■ Source excerpt:
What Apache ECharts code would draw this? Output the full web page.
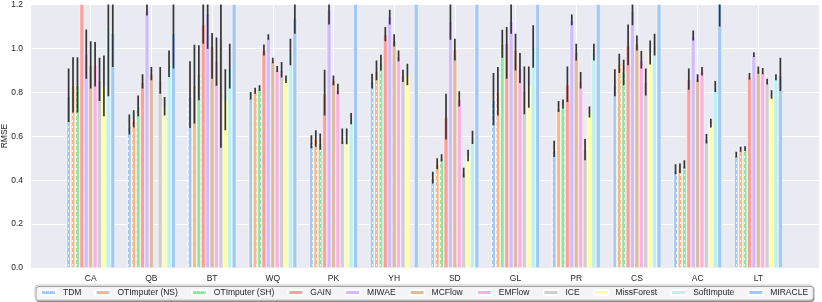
<!DOCTYPE html>
<html><head><meta charset="utf-8">
<script src="https://cdn.jsdelivr.net/npm/echarts@6/dist/echarts.min.js"></script>
<style>html,body{margin:0;padding:0;background:#fff}#c{width:822px;height:302px}</style>
</head><body><div id="c"></div>
<script>
const categories = ['CA','QB','BT','WQ','PK','YH','SD','GL','PR','CS','AC','LT'];
const methods = ['TDM','OTImputer (NS)','OTImputer (SH)','GAIN','MIWAE','MCFlow','EMFlow','ICE','MissForest','SoftImpute','MIRACLE'];
const colors = ['#a1c9f4','#ffb482','#8de5a1','#ff9f9b','#d0bbff','#debb9b','#fab0e4','#cfcfcf','#fffea3','#b9f2f0','#a1c9f4'];
const hatched = [true,true,true,false,false,false,false,false,false,false,false];
const yTicks = [0, 0.2, 0.4, 0.6, 0.8, 1.0, 1.2];
const yTitle = 'RMSE';

// mean RMSE per category
const TDM_mean  = [0.783,0.650,0.783,0.776,0.575,0.850,0.410,0.764,0.536,0.836,0.445,0.514];
const NS_mean   = [0.832,0.677,0.832,0.801,0.589,0.897,0.475,0.801,0.730,0.930,0.453,0.536];
const SH_mean   = [0.832,0.736,0.885,0.817,0.570,0.935,0.500,1.021,0.736,0.897,0.468,0.539];
const GAIN_mean = [1.450,0.847,1.109,0.991,0.794,1.064,0.688,1.024,0.836,1.014,0.858,0.870];
const MIWAE_mean= [0.976,1.173,1.158,1.052,1.176,1.147,1.124,1.124,1.127,1.170,1.055,0.968];
const MCF_mean  = [0.923,0.882,1.009,0.942,0.855,1.036,0.994,0.991,0.983,1.021,0.862,0.900];
const EMF_mean  = [0.927,null ,0.941,0.903,0.812,0.964,0.768,0.908,0.852,0.945,0.897,0.893];
const ICE_mean  = [0.855,0.855,1.047,0.900,0.580,0.880,0.435,0.806,0.540,0.847,0.585,0.847];
const MF_mean   = [0.827,0.736,0.767,0.862,0.597,0.877,0.510,0.827,0.706,0.979,0.655,0.779];
const SI_mean   = [1.101,0.930,0.915,0.983,0.675,null ,0.590,1.006,0.983,1.014,0.821,0.867];
const MIR_mean  = [1.070,1.070,1.400,1.139,1.400,1.400,1.400,1.400,1.400,1.400,1.300,0.877];

// confidence intervals [low, high]
const TDM_ci  = [[0.665,0.908],[0.608,0.699],[0.638,0.941],[0.767,0.801],[0.545,0.605],[0.817,0.885],[0.385,0.438],[0.650,0.888],[0.506,0.579],[0.782,0.905],[0.427,0.473],[0.503,0.529]];
const NS_ci   = [[0.708,0.960],[0.640,0.718],[0.658,1.017],[0.794,0.821],[0.552,0.627],[0.855,0.945],[0.450,0.500],[0.695,0.915],[0.711,0.761],[0.888,0.976],[0.433,0.476],[0.529,0.552]];
const SH_ci   = [[0.708,0.960],[0.691,0.786],[0.764,1.014],[0.806,0.832],[0.539,0.612],[0.900,0.971],[0.486,0.518],[0.958,1.085],[0.726,0.767],[0.832,0.948],[0.453,0.491],[0.533,0.555]];
const GAIN_ci = [[1.300,1.600],[0.817,0.882],[1.021,1.250],[0.968,1.018],[0.695,0.903],[1.033,1.097],[0.585,0.794],[0.862,1.097],[0.756,0.918],[0.923,1.109],[0.812,0.908],[0.858,0.888]];
const MIWAE_ci= [[0.862,1.086],[1.150,1.220],[0.998,1.300],[1.039,1.064],[1.109,1.240],[1.109,1.176],[1.039,1.220],[1.067,1.220],[1.105,1.155],[1.105,1.230],[1.036,1.082],[0.961,0.983]];
const MCF_ci  = [[0.817,1.033],[0.855,0.915],[0.862,1.070],[0.933,0.958],[0.832,0.877],[1.009,1.064],[0.945,1.044],[0.900,1.067],[0.945,1.021],[0.991,1.059],[0.847,0.882],[0.885,0.918]];
const EMF_ci  = [[0.827,1.029],null,[0.830,1.050],[0.893,0.920],[0.791,0.839],[0.942,0.991],[0.736,0.805],[0.842,0.979],[0.817,0.893],[0.908,0.988],[0.877,0.915],[0.882,0.911]];
const ICE_ci  = [[0.761,0.958],[0.794,0.915],[0.548,1.250],[0.867,0.938],[0.565,0.635],[0.847,0.903],[0.412,0.457],[0.700,0.918],[0.491,0.588],[0.786,0.908],[0.567,0.610],[0.836,0.862]];
const MF_ci   = [[0.691,0.968],[0.695,0.779],[0.627,0.905],[0.842,0.877],[0.564,0.635],[0.832,0.930],[0.486,0.539],[0.730,0.918],[0.685,0.736],[0.927,1.036],[0.640,0.680],[0.771,0.809]];
const SI_ci   = [[0.782,1.420],[0.870,0.990],[0.817,1.021],[0.923,1.044],[0.655,0.706],null,[0.565,0.625],[0.912,1.105],[0.945,1.021],[0.968,1.067],[0.801,0.852],[0.855,0.882]];
const MIR_ci  = [[0.915,1.230],[0.908,1.230],[1.300,1.500],[1.067,1.210],[1.300,1.500],[1.300,1.500],[1.300,1.500],[1.300,1.500],[1.300,1.500],[1.300,1.500],[1.100,1.500],[0.806,0.958]];

const means = [TDM_mean,NS_mean,SH_mean,GAIN_mean,MIWAE_mean,MCF_mean,EMF_mean,ICE_mean,MF_mean,SI_mean,MIR_mean];
const cis = [TDM_ci,NS_ci,SH_ci,GAIN_ci,MIWAE_ci,MCF_ci,EMF_ci,ICE_ci,MF_ci,SI_ci,MIR_ci];

const xCats = [''].concat(categories, ['']);
const pad = a => [null].concat(a, [null]);
const FONT = 'Liberation Sans, Arial, sans-serif';
const TXT = '#262626';
const nS = methods.length;

const series = methods.map((m, i) => {
  const st = { color: colors[i], borderColor: '#ffffff', borderWidth: 0.5 };
  if (hatched[i]) {
    st.decal = { symbol: 'rect', symbolSize: 1, color: 'rgba(255,255,255,0.85)',
                 dashArrayX: [1, 2.6], dashArrayY: [1.2, 3.5], rotation: 0 };
  }
  return { name: m, type: 'bar', data: pad(means[i]), barGap: '0%', barCategoryGap: '20%',
           itemStyle: st, clip: true, z: 2, emphasis: { disabled: true } };
});

const errData = [];
cis.forEach((arr, i) => arr.forEach((ci, k) => { if (ci) errData.push([k + 1, i, ci[0], ci[1]]); }));
series.push({
  type: 'custom', name: '__err', silent: true, clip: true, z: 5,
  encode: { x: 0, y: [2, 3] },
  data: errData,
  renderItem: function (params, api) {
    const cat = api.value(0), s = api.value(1);
    const bw = api.size([1, 0])[0];
    const w = bw * 0.8 / nS;
    const cx = api.coord([cat, 0])[0] + (s - (nS - 1) / 2) * w;
    const y1 = api.coord([cat, api.value(2)])[1];
    const y2 = api.coord([cat, api.value(3)])[1];
    return { type: 'line', shape: { x1: cx, y1: y1, x2: cx, y2: y2 },
             style: { stroke: '#353535', lineWidth: 1.7 } };
  }
});

const chart = echarts.init(document.getElementById('c'), null, { renderer: 'canvas' });
chart.setOption({
  animation: false,
  textStyle: { fontFamily: FONT },
  grid: { left: 30, right: 2, top: 4, bottom: 34, show: true, backgroundColor: '#eaeaf2', borderWidth: 0 },
  xAxis: {
    type: 'category', data: xCats, boundaryGap: false,
    axisLine: { show: false }, axisTick: { show: false },
    axisLabel: { interval: 0, color: TXT, fontSize: 8.5, margin: 6, fontFamily: FONT },
    splitLine: { show: true, lineStyle: { color: '#ffffff', width: 1 } }
  },
  yAxis: {
    type: 'value', min: yTicks[0], max: yTicks[yTicks.length - 1], interval: 0.2,
    axisLine: { show: false }, axisTick: { show: false },
    axisLabel: { color: TXT, fontSize: 8.5, margin: 7, fontFamily: FONT, formatter: v => v.toFixed(1) },
    splitLine: { show: true, lineStyle: { color: '#ffffff', width: 1 } }
  },
  graphic: [{
    type: 'text', x: 5, y: 136, rotation: Math.PI / 2, silent: true,
    style: { text: yTitle, fill: TXT, font: '8.5px ' + FONT, align: 'center', verticalAlign: 'middle' }
  }],
  legend: {
    data: methods, left: 35, top: 285, width: 790, orient: 'horizontal',
    itemWidth: 15, itemHeight: 5, itemGap: 13,
    padding: [3, 5, 3, 5],
    backgroundColor: '#f4f4f6', borderColor: '#c8c8c8', borderWidth: 1, borderRadius: 3,
    shadowColor: 'rgba(0,0,0,0.35)', shadowOffsetX: 1, shadowOffsetY: 1.5, shadowBlur: 0,
    textStyle: { color: TXT, fontSize: 8.5, fontFamily: FONT, padding: [0, 0, 0, 2] },
    selectedMode: false
  },
  series: series
});
</script></body></html>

■ Request:
Set down again, exactly, the lines of the material above from its first line to the one with "const yTitle = 'RMSE';", inclusive. Leave the pictures out.

■ Final result:
What Apache ECharts code would draw this? Output the full web page.
<!DOCTYPE html>
<html><head><meta charset="utf-8">
<script src="https://cdn.jsdelivr.net/npm/echarts@6/dist/echarts.min.js"></script>
<style>html,body{margin:0;padding:0;background:#fff}#c{width:822px;height:302px}</style>
</head><body><div id="c"></div>
<script>
const categories = ['CA','QB','BT','WQ','PK','YH','SD','GL','PR','CS','AC','LT'];
const methods = ['TDM','OTImputer (NS)','OTImputer (SH)','GAIN','MIWAE','MCFlow','EMFlow','ICE','MissForest','SoftImpute','MIRACLE'];
const colors = ['#a1c9f4','#ffb482','#8de5a1','#ff9f9b','#d0bbff','#debb9b','#fab0e4','#cfcfcf','#fffea3','#b9f2f0','#a1c9f4'];
const hatched = [true,true,true,false,false,false,false,false,false,false,false];
const yTicks = [0, 0.2, 0.4, 0.6, 0.8, 1.0, 1.2];
const yTitle = 'RMSE';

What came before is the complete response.